C’était une première mondiale qui avait fait grand bruit. En 2021, le petit pays d’Amérique Centrale, le Salvador, adoptait le Bitcoin comme monnaie légale aux côtés du dollar américain. Une décision audacieuse et controversée, portée par un président résolument pro-crypto, Nayib Bukele. Mais trois ans plus tard, sous la pression du Fonds Monétaire International (FMI), le Salvador se voit contraint de faire marche arrière. Le géant de la finance internationale a-t-il gagné sa guerre contre le Bitcoin ?
Le Salvador, pionnier de l’adoption du Bitcoin
Rappelons les faits. En juin 2021, l’Assemblée Législative du Salvador votait l’adoption du Bitcoin comme monnaie légale, au même titre que le dollar américain utilisé dans le pays depuis 2001. Une première mondiale pour une cryptomonnaie décentralisée. Quelques mois plus tard, la “Loi Bitcoin” entrait en vigueur, obligeant tous les commerçants à accepter les paiements en BTC.
L’objectif affiché par le président Bukele était double : dynamiser l’économie de ce petit pays de 6,5 millions d’habitants et faciliter les transferts d’argent des Salvadoriens expatriés. Ces envois de fonds représentent plus de 20% du PIB du pays, mais sont grevés par des frais élevés via les canaux traditionnels.
Une décision polémique
Mais dès l’annonce de ce projet, les critiques ont fusé. Le FMI en tête, mais aussi la Banque Mondiale ou la Banque Interaméricaine de Développement ont mis en garde contre les risques liés à la volatilité et à l’utilisation illicite des cryptomonnaies. Au Salvador même, une partie de la population et de l’opposition politique ont exprimé leur méfiance, voire leur franche hostilité au projet.
Le Bitcoin n’est pas une monnaie solide et son utilisation comme monnaie légale pose de sérieux problèmes.
Gerry Rice, porte-parole du FMI
Le président Bukele, lui, n’en a cure. Très actif sur les réseaux sociaux, il multiplie les annonces et les coups d’éclat, comme ce projet de “Bitcoin City” alimentée par l’énergie géothermique des volcans. Le Salvador se constitue peu à peu une réserve stratégique en Bitcoins, profitant des baisses de cours pour acheter davantage.
Le bras de fer avec le FMI
Mais le Salvador a besoin d’argent frais. Lourdement endetté, le pays négocie depuis des mois un prêt de 1,4 milliard de dollars avec le FMI. Et l’institution de Washington a une condition : que le Salvador réduise la voilure sur le Bitcoin. Fin 2022, un accord est trouvé. Le Salvador obtient son prêt, en échange d’amendements substantiels à sa “Loi Bitcoin”.

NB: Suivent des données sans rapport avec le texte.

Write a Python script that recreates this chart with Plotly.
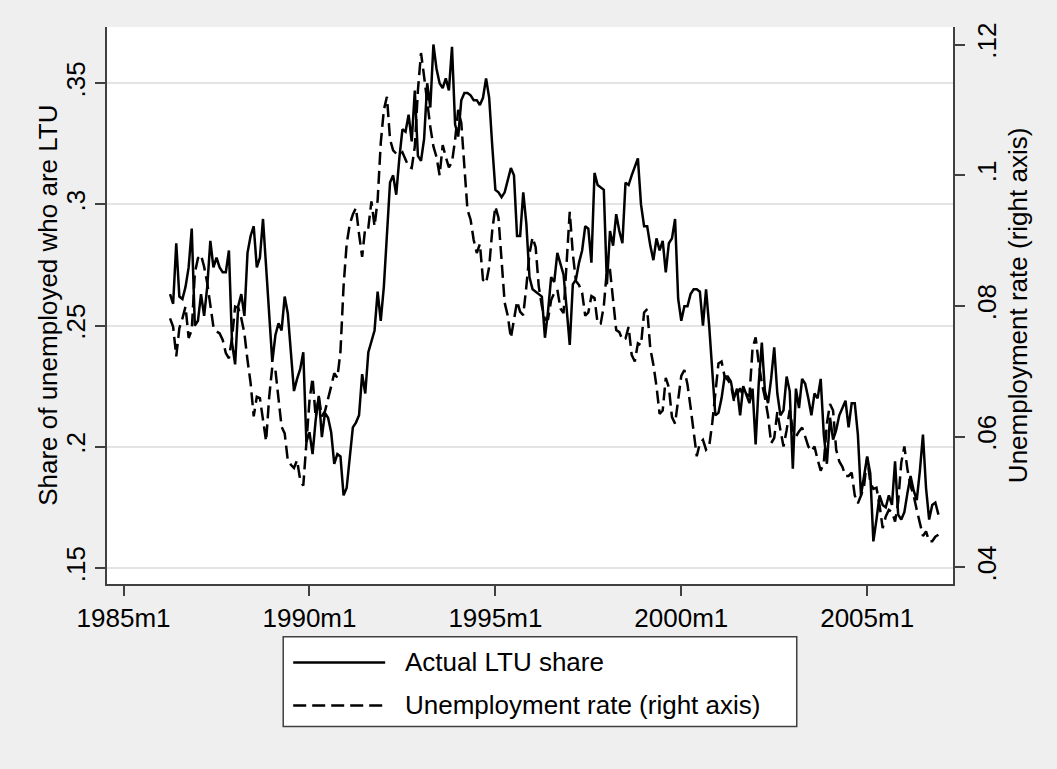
import plotly.graph_objects as go

# Monthly series, first observation 1986m4, last 2006m12
START_YEAR, START_MONTH = 1986, 4

# Share of the unemployed who are long-term unemployed (left axis)
ltu_share = [
    .263, .259, .284, .262, .261, .266, .274, .290, .250,                     # 1986 Apr-Dec
    .252, .263, .254, .266, .285, .274, .278, .274, .272, .272, .281, .243,  # 1987
    .234, .258, .263, .254, .280, .287, .291, .274, .278, .294, .274, .255,  # 1988
    .235, .246, .251, .248, .262, .255, .239, .223, .228, .232, .239, .202,  # 1989
    .206, .197, .211, .221, .204, .214, .212, .206, .193, .197, .196, .180,  # 1990
    .183, .195, .208, .210, .213, .230, .222, .239, .243, .248, .264, .252,  # 1991
    .266, .290, .309, .312, .304, .319, .331, .330, .337, .326, .347, .320,  # 1992
    .318, .327, .350, .340, .366, .356, .350, .348, .352, .347, .365, .333,  # 1993
    .328, .343, .346, .346, .345, .343, .343, .341, .344, .352, .344, .324,  # 1994
    .306, .305, .303, .305, .310, .315, .312, .287, .287, .305, .292, .270,  # 1995
    .265, .264, .263, .262, .245, .256, .270, .268, .280, .275, .271, .257,  # 1996
    .242, .267, .269, .276, .281, .291, .290, .276, .313, .308, .307, .306,  # 1997
    .267, .289, .283, .296, .289, .284, .309, .308, .312, .316, .319, .300,  # 1998
    .291, .291, .283, .277, .286, .281, .285, .272, .284, .286, .294, .261,  # 1999
    .252, .258, .258, .263, .265, .265, .264, .250, .265, .250, .232, .213,  # 2000
    .214, .220, .229, .229, .227, .220, .224, .213, .225, .221, .218, .224,  # 2001
    .201, .226, .243, .223, .218, .228, .241, .222, .213, .215, .229, .223,  # 2002
    .191, .224, .216, .228, .226, .220, .213, .222, .220, .228, .205, .193,  # 2003
    .212, .203, .207, .213, .216, .219, .208, .218, .218, .205, .180, .188,  # 2004
    .196, .189, .161, .170, .180, .176, .175, .180, .176, .194, .172, .170,  # 2005
    .173, .181, .188, .182, .178, .190, .205, .183, .170, .176, .177, .172,  # 2006
]

# Unemployment rate (right axis)
unemp_rate = [
    .0781, .0768, .0723, .0766, .0781, .0799, .0751, .0763, .0850,                            # 1986 Apr-Dec
    .0873, .0878, .0860, .0835, .0804, .0768, .0761, .0758, .0748, .0728, .0720, .0751,      # 1987
    .0799, .0797, .0781, .0758, .0717, .0682, .0631, .0661, .0659, .0626, .0593, .0661,      # 1988
    .0707, .0702, .0661, .0615, .0605, .0564, .0557, .0552, .0564, .0534, .0525, .0590,      # 1989
    .0655, .0690, .0630, .0661, .0631, .0639, .0656, .0677, .0697, .0690, .0730, .0830,      # 1990
    .0895, .0925, .0940, .0950, .0910, .0875, .0920, .0920, .0960, .0922, .0962, .1049,      # 1991
    .1100, .1120, .1055, .1038, .1033, .1031, .1035, .1025, .1013, .1011, .1044, .1130,      # 1992
    .1187, .1151, .1110, .1074, .1044, .1028, .1000, .1046, .1028, .1012, .1020, .1054,      # 1993
    .1100, .1080, .1013, .0947, .0932, .0901, .0881, .0895, .0840, .0835, .0860, .0916,      # 1994
    .0952, .0935, .0870, .0805, .0785, .0751, .0779, .0807, .0791, .0786, .0830, .0880,      # 1995
    .0905, .0890, .0830, .0800, .0779, .0780, .0809, .0820, .0825, .0796, .0789, .0870,      # 1996
    .0944, .0880, .0838, .0832, .0820, .0785, .0790, .0815, .0812, .0773, .0773, .0800,      # 1997
    .0855, .0855, .0804, .0763, .0760, .0748, .0750, .0768, .0725, .0715, .0743, .0740,      # 1998
    .0790, .0795, .0735, .0710, .0677, .0635, .0640, .0690, .0675, .0630, .0620, .0660,      # 1999
    .0693, .0702, .0680, .0645, .0606, .0570, .0590, .0595, .0580, .0585, .0621, .0665,      # 2000
    .0712, .0715, .0692, .0687, .0680, .0655, .0665, .0674, .0662, .0665, .0662, .0735,      # 2001
    .0752, .0712, .0682, .0660, .0632, .0590, .0598, .0638, .0610, .0585, .0610, .0641,      # 2002
    .0610, .0600, .0608, .0614, .0600, .0585, .0578, .0585, .0565, .0548, .0560, .0620,      # 2003
    .0650, .0640, .0580, .0562, .0554, .0540, .0540, .0545, .0510, .0498, .0510, .0525,      # 2004
    .0568, .0530, .0520, .0522, .0495, .0460, .0478, .0488, .0485, .0470, .0500, .0560,      # 2005
    .0585, .0550, .0525, .0510, .0488, .0470, .0448, .0455, .0440, .0440, .0447, .0450,      # 2006
]

x_tick_labels = ["1985m1", "1990m1", "1995m1", "2000m1", "2005m1"]
left_tick_vals = [0.15, 0.20, 0.25, 0.30, 0.35]
left_tick_text = [".15", ".2", ".25", ".3", ".35"]
right_tick_vals = [0.04, 0.06, 0.08, 0.10, 0.12]
right_tick_text = [".04", ".06", ".08", ".1", ".12"]

series_names = ["Actual LTU share", "Unemployment rate (right axis)"]
left_title = "Share of unemployed who are LTU"
right_title = "Unemployment rate (right axis)"


def stata_month(label):
    """Stata %tm number: months elapsed since 1960m1."""
    year, month = label.split("m")
    return (int(year) - 1960) * 12 + int(month) - 1


start = (START_YEAR - 1960) * 12 + START_MONTH - 1
months = list(range(start, start + len(ltu_share)))

AXIS_COLOR = "#404040"
FONT = dict(family="Liberation Sans, Arial, sans-serif", size=26, color="black")
LINE_W = 2.5
DASH = "13px,6px"

fig = go.Figure()
fig.add_trace(go.Scatter(
    x=months, y=ltu_share, mode="lines", name=series_names[0],
    line=dict(color="black", width=LINE_W), yaxis="y",
))
fig.add_trace(go.Scatter(
    x=months, y=unemp_rate, mode="lines", name=series_names[1],
    line=dict(color="black", width=LINE_W, dash=DASH), yaxis="y2",
))

x0 = stata_month("1985m1")
common_axis = dict(
    ticks="outside", ticklen=10, tickwidth=1.5, tickcolor=AXIS_COLOR,
    showline=True, linecolor=AXIS_COLOR, linewidth=1.5,
    zeroline=False, automargin=False, tickfont=FONT,
)

fig.update_layout(
    template="none",
    width=1057, height=769,
    margin=dict(l=107, r=104, t=27, b=185, pad=0),
    paper_bgcolor="#efefef",
    plot_bgcolor="white",
    font=FONT,
    showlegend=False,
    xaxis=dict(
        range=[x0 - 5.35, x0 + 267.7],
        tickvals=[stata_month(t) for t in x_tick_labels],
        ticktext=x_tick_labels,
        showgrid=False,
        **common_axis,
    ),
    yaxis=dict(
        range=[0.1434, 0.3732],
        tickvals=left_tick_vals, ticktext=left_tick_text, tickangle=-90,
        showgrid=True, gridcolor="#e4e4e4", gridwidth=1.5,
        **common_axis,
    ),
    yaxis2=dict(
        range=[0.03746, 0.12268],
        tickvals=right_tick_vals, ticktext=right_tick_text, tickangle=-90,
        overlaying="y", side="right", showgrid=False,
        **common_axis,
    ),
)

# Axis titles
fig.add_annotation(text=left_title, xref="paper", yref="paper", x=-0.0705, y=0.5,
                   textangle=-90, showarrow=False, font=FONT,
                   xanchor="center", yanchor="middle")
fig.add_annotation(text=right_title, xref="paper", yref="paper", x=1.0764, y=0.5,
                   textangle=-90, showarrow=False, font=FONT,
                   xanchor="center", yanchor="middle")

# Legend box below the plot region
fig.add_shape(type="rect", xref="paper", yref="paper",
              x0=0.2083, x1=0.8153, y0=-0.2557, y1=-0.0946,
              line=dict(color=AXIS_COLOR, width=1.5), fillcolor="white", layer="above")
legend_rows = [(-0.1409, None), (-0.2180, DASH)]
for (row_y, dash), name in zip(legend_rows, series_names):
    fig.add_shape(type="line", xref="paper", yref="paper",
                  x0=0.2201, x1=0.3288, y0=row_y, y1=row_y,
                  line=dict(color="black", width=LINE_W, dash=dash), layer="above")
    fig.add_annotation(text=name, xref="paper", yref="paper", x=0.35, y=row_y,
                       showarrow=False, font=FONT, xanchor="left", yanchor="middle")

fig.write_html("out.html")
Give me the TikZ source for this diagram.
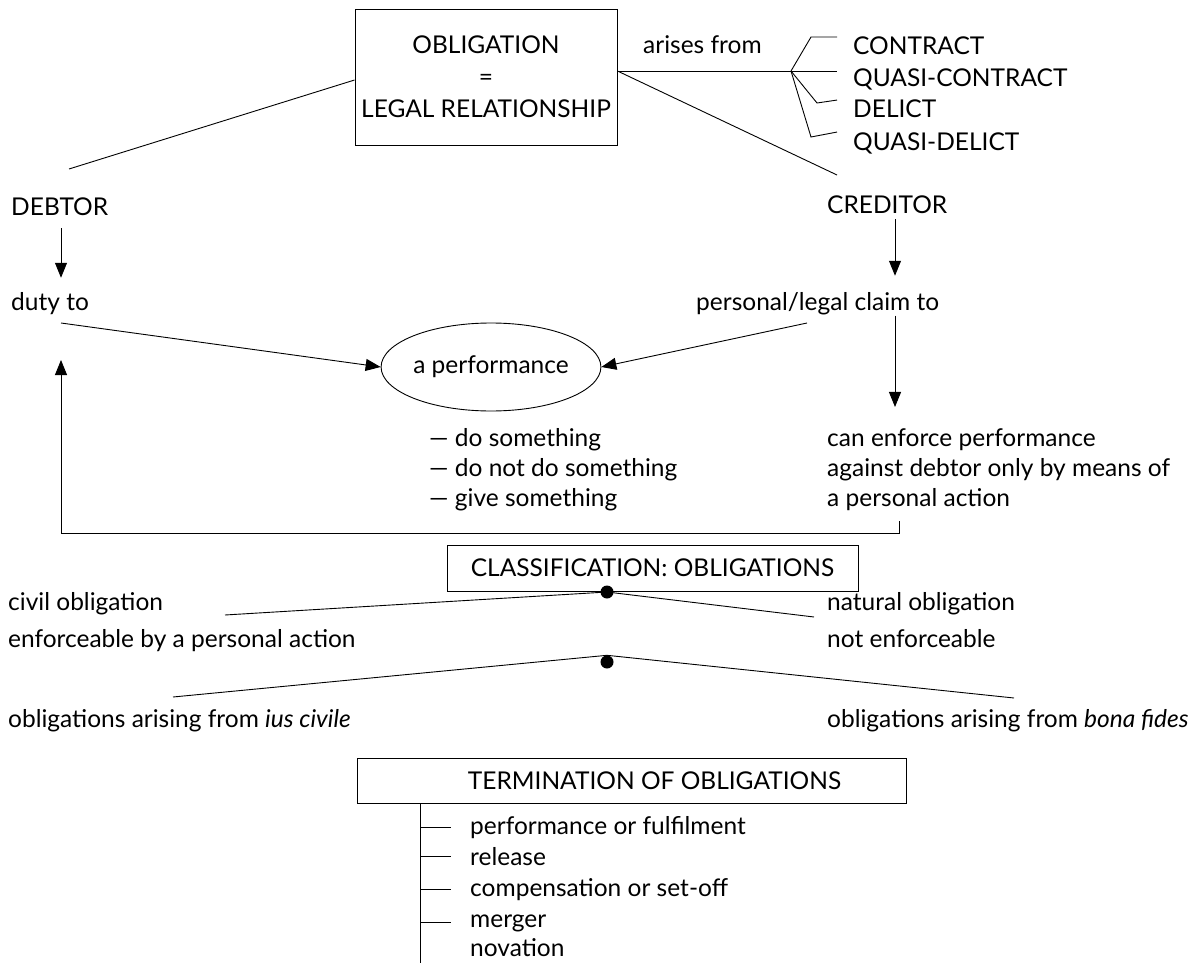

Fini l’obligation pour les commerçants d’accepter le BTC, son utilisation devient “volontaire”. Le paiement des taxes et impôts en crypto est désormais interdit. Quant à la fameuse réserve en Bitcoins, elle se retrouve “confinée”, sans que l’on sache très bien ce que cela signifie. Toute nouvelle acquisition est en tout cas proscrite.
- Le Bitcoin perd son statut de monnaie obligatoire au Salvador
- Le paiement des taxes et impôts en BTC interdit
- La réserve en Bitcoins du Salvador “confinée”
Quel avenir pour le Bitcoin au Salvador ?
Pour de nombreux observateurs, ces amendements sonnent le glas de l’expérience Bitcoin au Salvador. Le président Bukele a dû mettre de l’eau dans son vin face aux exigences de son créancier. Mais pour Samson Mow, directeur de la société de conseil aux États pro-crypto JAN3, tout n’est pas perdu :
Les amendements à la Loi Bitcoin permettent de se conformer à l’accord avec le FMI tout en permettant au gouvernement salvadorien de sauver la face.
Samson Mow, PDG de JAN3
De fait, le Bitcoin reste une monnaie légale au Salvador, même si son usage n’est plus obligatoire. Et le pays continue discrètement d’acheter des BTC. L’avenir nous dira si le pari de Nayib Bukele était visionnaire ou prématuré. Une chose est sûre : la bataille entre cryptomonnaies et institutions financières traditionnelles ne fait que commencer, et le Salvador en est l’un des fronts les plus symboliques.